Among the country’s greatest generals, George Marshall was a towering statesman, playing a central role in our nation’s emergence as the world’s economic and military superpower. During World War I, he went to France with the American Expeditionary Force (AEF). Always known as a straight talker, even to his superiors, young Marshall publicly corrected AEF commander General John J. Pershing.

By mid-1918, Marshall was serving on Pershing’s staff and planning the Meuse-Argonne Offensive, which ended the Great War. After WWI, Marshall became Pershing’s aide-de-camp. Later he was elevated to brigadier general.

In 1939, President Franklin D. Roosevelt promoted Marshall to general; U.S. army chief of staff; and in 1944, general of the Army. Along with Secretary of War Henry Stimson, Marshall oversaw America’s $296 billion war preparation, which eased the Great Depression; mobilized 16 million servicemen; and produced 325,000 aircraft, 800,000 vehicles, 88,410 tanks, 1,247 ships, and 40 billion rounds of ammunition.

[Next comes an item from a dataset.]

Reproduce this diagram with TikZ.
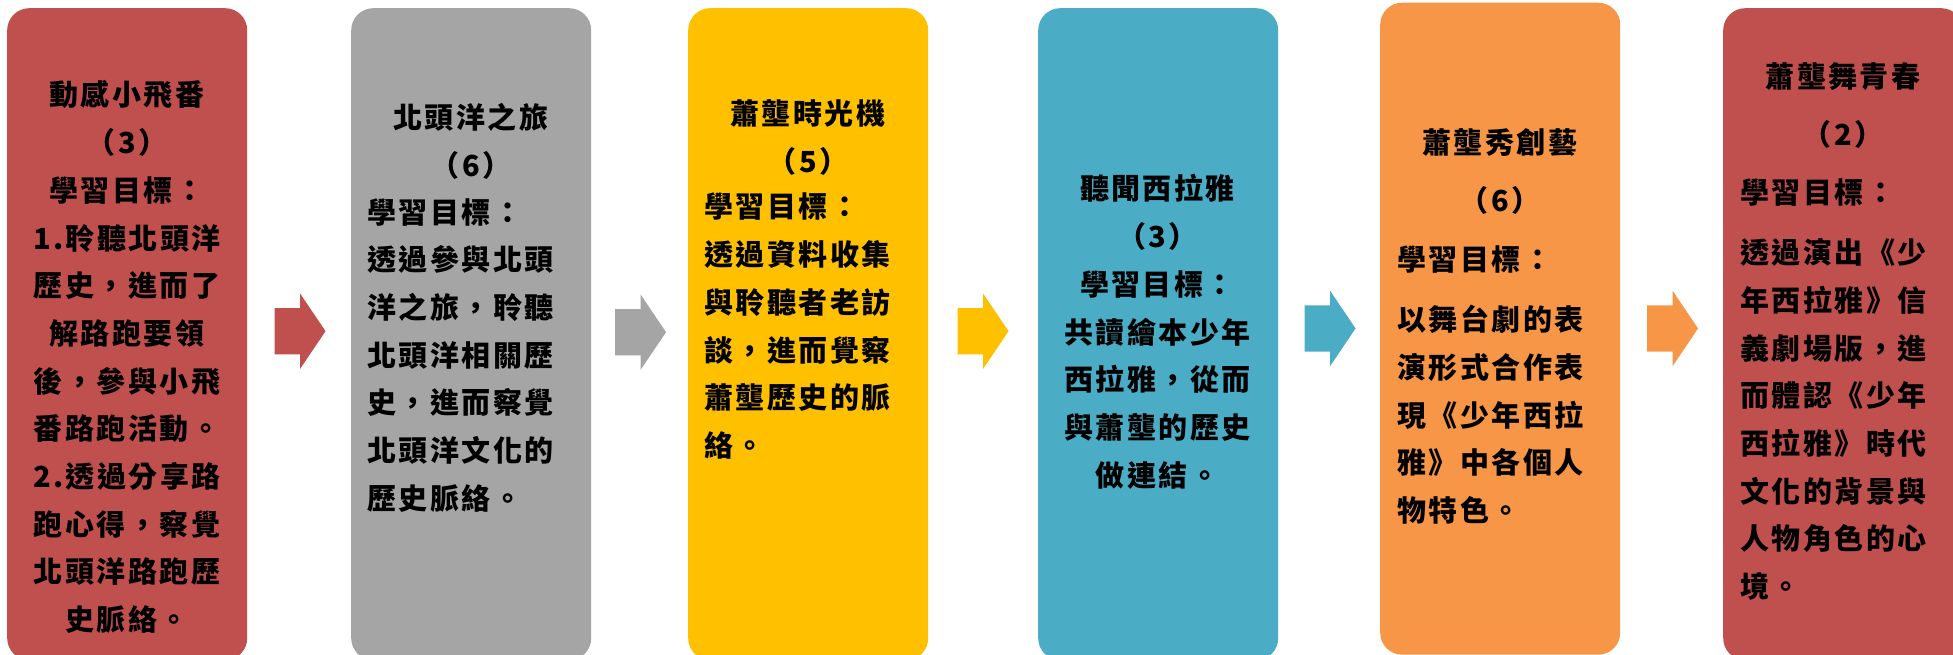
\documentclass[tikz,border=0pt]{standalone}
\usepackage{fontspec}
\usepackage{tikz}
\usetikzlibrary{shapes.arrows,positioning,calc}
\newfontfamily\cjk{Noto Sans CJK TC}[LetterSpace=8.6]
\definecolor{boxred}{HTML}{C0504D}
\definecolor{boxgray}{HTML}{A5A5A5}
\definecolor{boxgold}{HTML}{FFC000}
\definecolor{boxteal}{HTML}{4BACC6}
\definecolor{boxorange}{HTML}{F79646}

\begin{document}
\begin{tikzpicture}[x=1pt, y=-1pt,
    stage/.style={rounded corners=22pt, minimum width=240pt, minimum height=652pt,
                  anchor=north west, inner sep=0pt},
    flow/.style={single arrow, minimum height=51pt, inner xsep=0pt, inner ysep=23pt,
                 single arrow head extend=14.5pt, single arrow tip angle=112},
    words/.style={font=\cjk\bfseries\fontsize{29}{47.7}\selectfont, inner sep=0pt, text width=230pt},
    mid text/.style={words, align=center, anchor=base},
    left text/.style={words, align=left, anchor=base west}]
  \useasboundingbox (0,0) rectangle (1953,655);
  \node[stage, fill=boxred]    (b1) at (7,8) {};
  \node[stage, fill=boxgray]   (b2) at (351,8) {};
  \node[stage, fill=boxgold]   (b3) at (688,8) {};
  \node[stage, fill=boxteal]   (b4) at (1038,8) {};
  \node[stage, fill=boxorange] (b5) at (1380,2.5) {};
  \node[stage, fill=boxred]    (b6) at (1723,8) {};

  \node[flow, fill=boxred]  (a1) at ($(b1.east)!.5!(b2.west)+(-7,-3)$) {};
  \node[flow, fill=boxgray] (a2) at ($(b2.east)!.5!(b3.west)+(-7,-2)$) {};
  \node[flow, fill=boxgold] (a3) at ($(b3.east)!.5!(b4.west)+(-8,-3)$) {};
  \node[flow, fill=boxteal] (a4) at ($(b4.east)!.5!(b5.west)+(-7,-3)$) {};
  \node[flow, fill=boxorange] (a5) at ($(b5.east)!.5!(b6.west)+(-7,-3)$) {};

  \node[mid text] (t1) at (127,106) {動感小飛番\\（3）\\學習目標：\\1.聆聽北頭洋\\歷史，進而了\\解路跑要領\\後，參與小飛\\番路跑活動。\\2.透過分享路\\跑心得，察覺\\北頭洋路跑歷\\史脈絡。};

  \node[mid text] (h2) at (471,129) {北頭洋之旅\\（6）};
  \node[left text] (t2) at (367,223) {學習目標：\\透過參與北頭\\洋之旅，聆聽\\北頭洋相關歷\\史，進而察覺\\北頭洋文化的\\歷史脈絡。};

  \node[mid text] (h3) at (808,125) {蕭壟時光機\\（5）};
  \node[left text] (t3) at (704,218) {學習目標：\\透過資料收集\\與聆聽者老訪\\談，進而覺察\\蕭壟歷史的脈\\絡。};

  \node[mid text] (t4) at (1157.5,200) {聽聞西拉雅\\（3）\\學習目標：\\共讀繪本少年\\西拉雅，從而\\與蕭壟的歷史\\做連結。};

  \node[mid text, font=\cjk\bfseries\fontsize{29}{58}\selectfont] (h5) at (1500,154) {蕭壟秀創藝\\（6）};
  \node[left text] (t5) at (1397,270) {學習目標：\\[13pt]以舞台劇的表\\演形式合作表\\現《少年西拉\\雅》中各個人\\物特色。};

  \node[mid text, font=\cjk\bfseries\fontsize{29}{58}\selectfont] (h6) at (1843,88) {蕭壟舞青春\\（2）};
  \node[left text] (t6) at (1740,204) {學習目標：\\[12pt]透過演出《少\\年西拉雅》信\\義劇場版，進\\而體認《少年\\西拉雅》時代\\文化的背景與\\人物角色的心\\境。};
\end{tikzpicture}
\end{document}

No wonder FDR told Marshall, “I feel I could not sleep at night with you out of the country.”

After WWII, Winston Churchill proclaimed Marshall “the true organizer of victory” and prime mover behind the American military’s historic ascent—a faster climb than any fighting force had made in human history. “The United States stand at this moment at the summit of the world,” Churchill said.

Marshall served President Harry S. Truman as secretary of State and secretary of Defense, leading the U.S. reconstruction of Europe and containing Soviet dictator Joseph Stalin, whom Marshall called “a rough SOB who made his way by murder.” By war’s end, America was the sole atomic superpower. John Steele Gordon, author of “An Empire of Wealth,” reports that while Europe was war- and debt-ravaged, the United States produced half the world’s output in manufacturing, coal, oil, electricity, and gross national product.

A Mighty Warrior for Peace

For his work reshaping the post-WWII world, in 1953 Marshall became the only career U.S. military officer ever to win the Nobel Peace Prize. “In America we have a creed which comes to us from the deep roots of the past,” reads his acceptance speech. “It springs from the convictions of the men and women of many lands who founded the nation and made it great.”

Six years later, General Marshall died in Washington DC at age 78 and was interred in Arlington National Cemetery. His inspiring military career recalls this verse from British man-of-letters, Thomas Babington Macaulay: “And how can man die better / Than facing fearful odds / For the ashes of his fathers / And the temples of his gods.”

This spring, American students have been hearing frivolous commencement speeches from movie stars and pop-culture celebrities; shouldn’t graduates know about figures who matter in history? In commemorating Marshall’s statesmanship and extraordinary plan to restore post-war Europe, we should honor his farsighted leadership and public service. We should remember his central role in America’s globally transformational victories in two world wars and the Cold War.

Future generations of American citizens will be unable to do this unless states establish strong academic U.S. history standards and tests to meet graduation requirements, which would ensure that all schoolchildren are taught the lessons necessary to perpetuate our democratic ideals.